En outre, Everton sait aussi composer avec le présent. La saison dernière, son recrutement peu coûteux mais efficace a offert une année fantastique à ses supporters, les « Toffees » battant leur record du nombre de points acquis en un exercice, et décrochant la cinquième place du championnat se disant être le plus relevé du monde. Orchestré par l’Espagnol Roberto Martinez, le jeu d’Everton, dont l’alliance fougue-technique amène des combinaisons souvent spectaculaires, a désormais sa réputation en Angleterre. Michael reste néanmoins prudent : « Le succès, c’est une chose dangereuse. Il t’apporte la gloire, mais c’est un lent poison. Il détruit l’identité. La saison dernière, c’était le rêve, mais on sait que la victoire vient aussi vite que la défaite. »

Sur une des télés du bar, un commentateur présente le match de Liverpool du lendemain. Quelques huées se font entendre. « Nous, on n’est pas des « bitter blues » » se défend Alan, pourtant tout aussi bleu que ses pairs. « On respecte Liverpool, même si on les déteste. » Michael réagit : « Il faut surtout dire qu’en 85, on avait la meilleure équipe d’Angleterre.

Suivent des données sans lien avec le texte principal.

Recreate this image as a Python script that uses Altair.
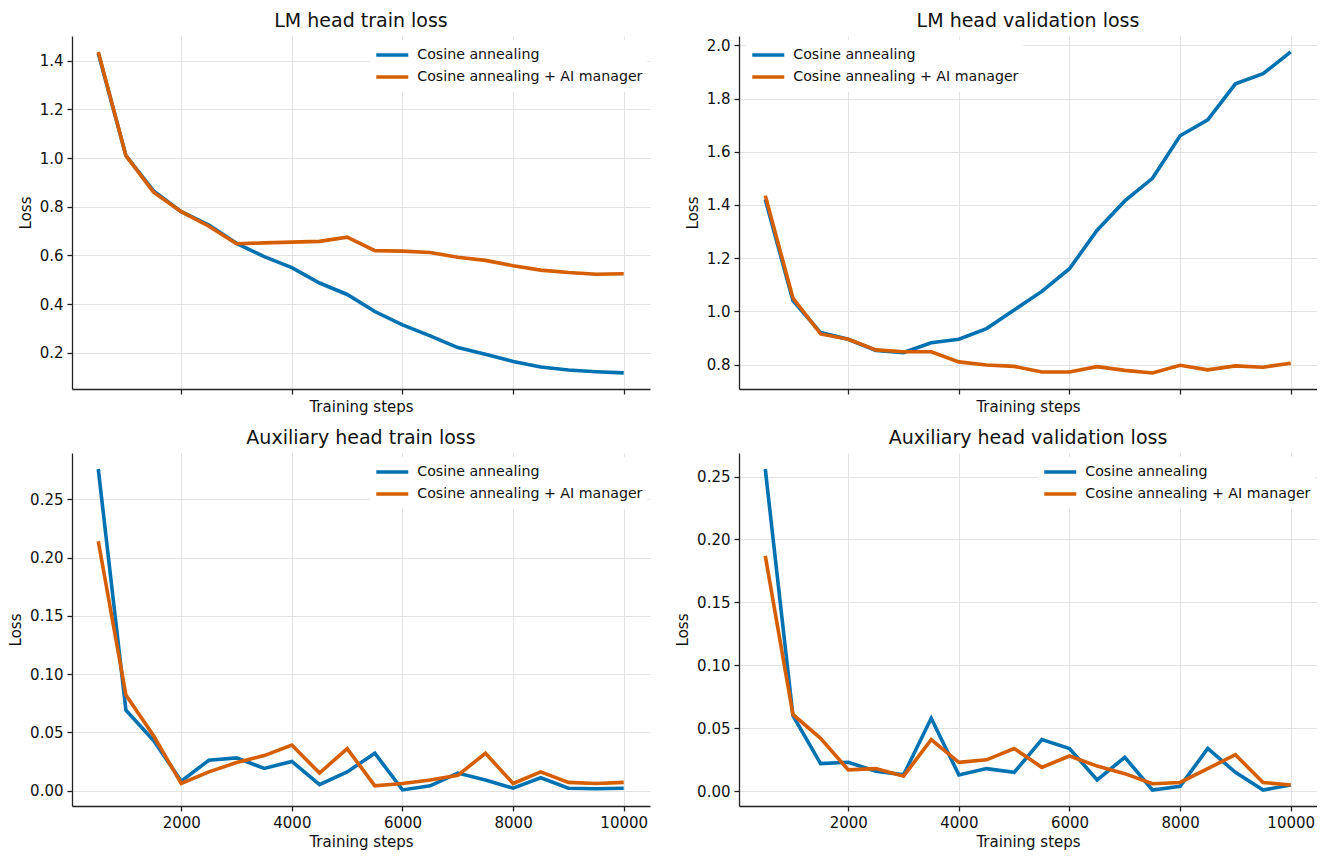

A cause de la tragédie du Heysel, les clubs anglais ont ensuite été suspendus de compétitions européennes pendant 5 ans. Si on n’a pas pu gagner la Coupe d’Europe à cette période, c’est à cause des « Reds » ! » L’air grave, Alan intervient : « Tu ne peux pas parler comme ça, il y a eu 40 morts. » Michael baisse alors la tête : « Oui, c’est vrai, paix à leurs âmes. » Il marque un silence, avant d’ajouter : « N’empêche, on l’aurait quand-même gagné, cette putain de Coupe d’Europe. » Accroché à un mur de la gargote, une photo de Sylvester Stallone brandissant une écharpe d’Everton surprend : « Ce ne n’est pas la seule personnalité à ouvertement nous supporter. Il y a aussi des artistes, comme Paul McCartney ou Roger McCough », commente Alan. « En fait, pour Stallone, c’est surtout s’affilier à notre image populaire qui l’intéresse. B.B. King disait qu’être un « bluesman« , c’était être deux fois noir. Être un « Evertonien », c’est être deux fois ouvrier. »

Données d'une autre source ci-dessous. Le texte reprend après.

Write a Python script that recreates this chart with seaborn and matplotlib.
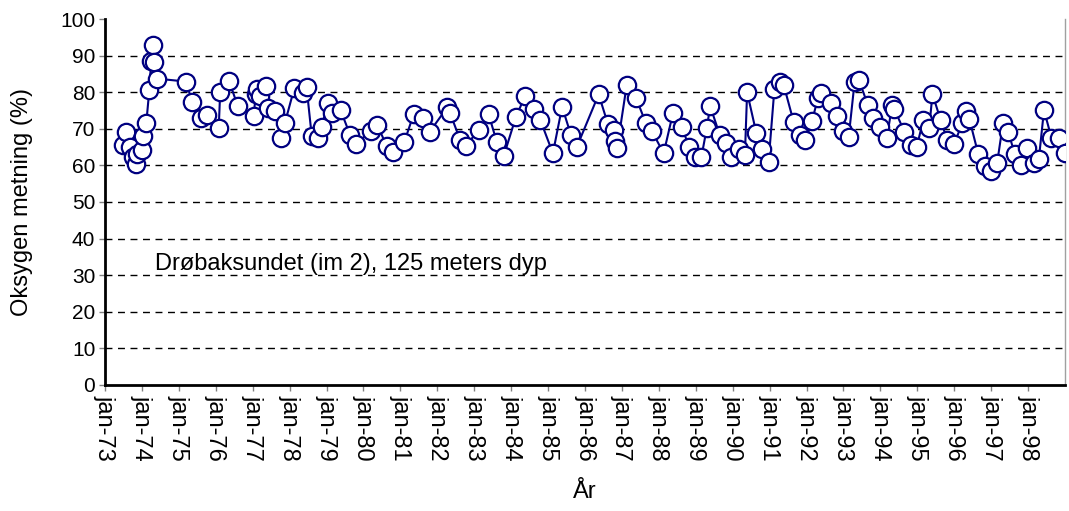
import numpy as np
import pandas as pd
import matplotlib
matplotlib.use("Agg")
import matplotlib.pyplot as plt
import seaborn as sns

# Tidspunkt (desimalår) og oksygenmetning (%) lest av figuren
year = [
    1973.50, 1973.58, 1973.67, 1973.75, 1973.83, 1973.88, 1974.00, 1974.04,
    1974.12, 1974.20, 1974.25, 1974.29, 1974.33, 1974.42, 1975.20, 1975.36,
    1975.60, 1975.77, 1976.08, 1976.12, 1976.36, 1976.60, 1977.03, 1977.08,
    1977.13, 1977.20, 1977.35, 1977.42, 1977.60, 1977.78, 1977.87, 1978.13,
    1978.37, 1978.46, 1978.60, 1978.78, 1978.87, 1979.03, 1979.14, 1979.38,
    1979.64, 1979.79, 1980.21, 1980.37, 1980.63, 1980.80, 1981.11, 1981.36,
    1981.62, 1981.79, 1982.27, 1982.35, 1982.62, 1982.78, 1983.12, 1983.39,
    1983.61, 1983.80, 1984.13, 1984.38, 1984.63, 1984.79, 1985.13, 1985.38,
    1985.62, 1985.78, 1986.37, 1986.62, 1986.78, 1986.80, 1986.87, 1987.13,
    1987.38, 1987.65, 1987.81, 1988.13, 1988.38, 1988.64, 1988.81, 1988.97,
    1989.15, 1989.30, 1989.39, 1989.65, 1989.82, 1989.96, 1990.16, 1990.33,
    1990.39, 1990.64, 1990.80, 1990.97, 1991.13, 1991.29, 1991.38, 1991.65,
    1991.81, 1991.97, 1992.15, 1992.31, 1992.40, 1992.65, 1992.83, 1992.99,
    1993.14, 1993.30, 1993.42, 1993.66, 1993.80, 1993.98, 1994.17, 1994.32,
    1994.38, 1994.65, 1994.82, 1994.98, 1995.16, 1995.32, 1995.41, 1995.63,
    1995.81, 1995.99, 1996.22, 1996.31, 1996.41, 1996.65, 1996.82, 1997.00,
    1997.16, 1997.32, 1997.46, 1997.64, 1997.82, 1997.98, 1998.16, 1998.29,
    1998.43, 1998.63, 1998.84, 1999.00,
]
oxygen = [
    65.5, 69.0, 65.0, 62.3, 60.5, 63.2, 64.2, 68.0,
    71.7, 80.5, 88.5, 92.9, 88.2, 83.7, 82.9, 77.2,
    72.9, 73.9, 70.1, 80.0, 83.1, 76.1, 73.6, 79.4,
    81.0, 79.0, 81.8, 75.6, 74.9, 67.4, 71.5, 81.2,
    79.7, 81.3, 68.0, 67.4, 70.4, 77.1, 74.4, 75.1,
    68.3, 65.8, 69.5, 71.0, 65.4, 63.7, 66.5, 74.0,
    72.9, 69.1, 75.9, 74.2, 66.9, 65.4, 69.7, 74.0,
    66.4, 62.6, 73.3, 79.0, 75.3, 72.4, 63.3, 76.0,
    68.3, 65.1, 79.4, 71.3, 69.7, 66.8, 64.7, 82.0,
    78.5, 71.5, 69.4, 63.3, 74.2, 70.4, 64.9, 62.4,
    62.2, 70.3, 76.2, 68.3, 66.0, 62.4, 64.4, 62.8,
    80.0, 68.8, 64.4, 60.8, 81.0, 82.9, 82.0, 71.9,
    68.3, 66.9, 72.2, 78.5, 79.9, 77.0, 73.5, 69.5,
    67.7, 82.7, 83.3, 76.5, 72.9, 70.4, 67.4, 76.5,
    75.3, 69.2, 65.6, 64.9, 72.4, 70.1, 79.5, 72.4,
    66.9, 65.8, 71.5, 74.9, 72.6, 63.1, 59.9, 58.6,
    60.6, 71.5, 69.2, 63.1, 60.1, 64.8, 60.7, 61.7,
    75.1, 67.6, 67.4, 63.3,
]

tick_years = list(range(1973, 1999))
tick_labels = ["jan-%02d" % (y % 100) for y in tick_years]
y_ticks = list(range(0, 101, 10))

df = pd.DataFrame({"year": year, "oxygen": oxygen})

sns.set_style("white")
plt.rcParams["font.family"] = ["Liberation Sans", "DejaVu Sans"]
plt.rcParams["text.color"] = "black"
plt.rcParams["axes.labelcolor"] = "black"
plt.rcParams["xtick.color"] = "black"
plt.rcParams["ytick.color"] = "black"

fig = plt.figure(figsize=(10.69, 5.11), dpi=100)
ax = fig.add_axes([0.0982, 0.2466, 0.8981, 0.7162])

navy = "#000080"
sns.lineplot(data=df, x="year", y="oxygen", ax=ax, sort=False,
             color=navy, linewidth=1.5, marker="o", markersize=12.5,
             markerfacecolor="white", markeredgecolor=navy,
             markeredgewidth=1.6, zorder=3)

ax.set_xlim(1973, 1999)
ax.set_ylim(0, 100)
ax.set_yticks(y_ticks)
ax.set_xticks(tick_years)
ax.set_xticklabels(tick_labels, rotation=-90, fontsize=17)
ax.tick_params(axis="y", labelsize=15)
ax.tick_params(axis="both", direction="out", length=4, width=1,
               color="#808080", labelcolor="black", bottom=True, left=True,
               pad=3)

# stiplede hjelpelinjer, ikke ved 0 og 100
ax.yaxis.grid(True, linestyle=(0, (5, 4)), color="black", linewidth=1)
ax.set_axisbelow(True)
for gl in (ax.get_ygridlines()[0], ax.get_ygridlines()[-1]):
    gl.set_visible(False)

for s in ["left", "bottom"]:
    ax.spines[s].set_color("black")
    ax.spines[s].set_linewidth(2)
ax.spines["top"].set_visible(False)
ax.spines["right"].set_color("#a0a0a0")
ax.spines["right"].set_linewidth(1)

ax.set_xlabel("År", fontsize=17)
ax.set_ylabel("Oksygen metning (%)", fontsize=17)
ax.xaxis.set_label_coords(0.5, -0.262)
ax.yaxis.set_label_coords(-0.075, 0.5)

ax.text(1974.36, 31.4, "Drøbaksundet (im 2), 125 meters dyp", fontsize=17,
        va="baseline", ha="left", zorder=4)

fig.savefig("out.png", dpi=100)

A l’extérieur, les marchands suspendent leurs écharpes sur des murets, dont certains sont décorés par des plaques commémoratives. L’une d’entre elles réunit le nom de famille du supporter avec une inscription évocatrice : « born as a blue, live as a blue, die as a blue ». Le coup d’envoi se rapproche. Pour franchir les portes de l’enceinte, de nombreux maillots floqués Howard, Osman ou Baines se mélangent avec d’autres dont les noms – Shawn, Lucas, Matthew… –  sont invisibles sur la feuille de match. Une image classique, mais qui colle parfaitement à l’identité unitaire qu’est celle d’Everton. C’est le poète « toffee» Roger McCough qui l’écrivait; « Ce que j’aime avec les stars, ce qu’elles ont toutes des noms resplendissants. Ce que j’aime avec les noms resplendissants, c’est que même les personnes les plus insignifiantes ont en un ».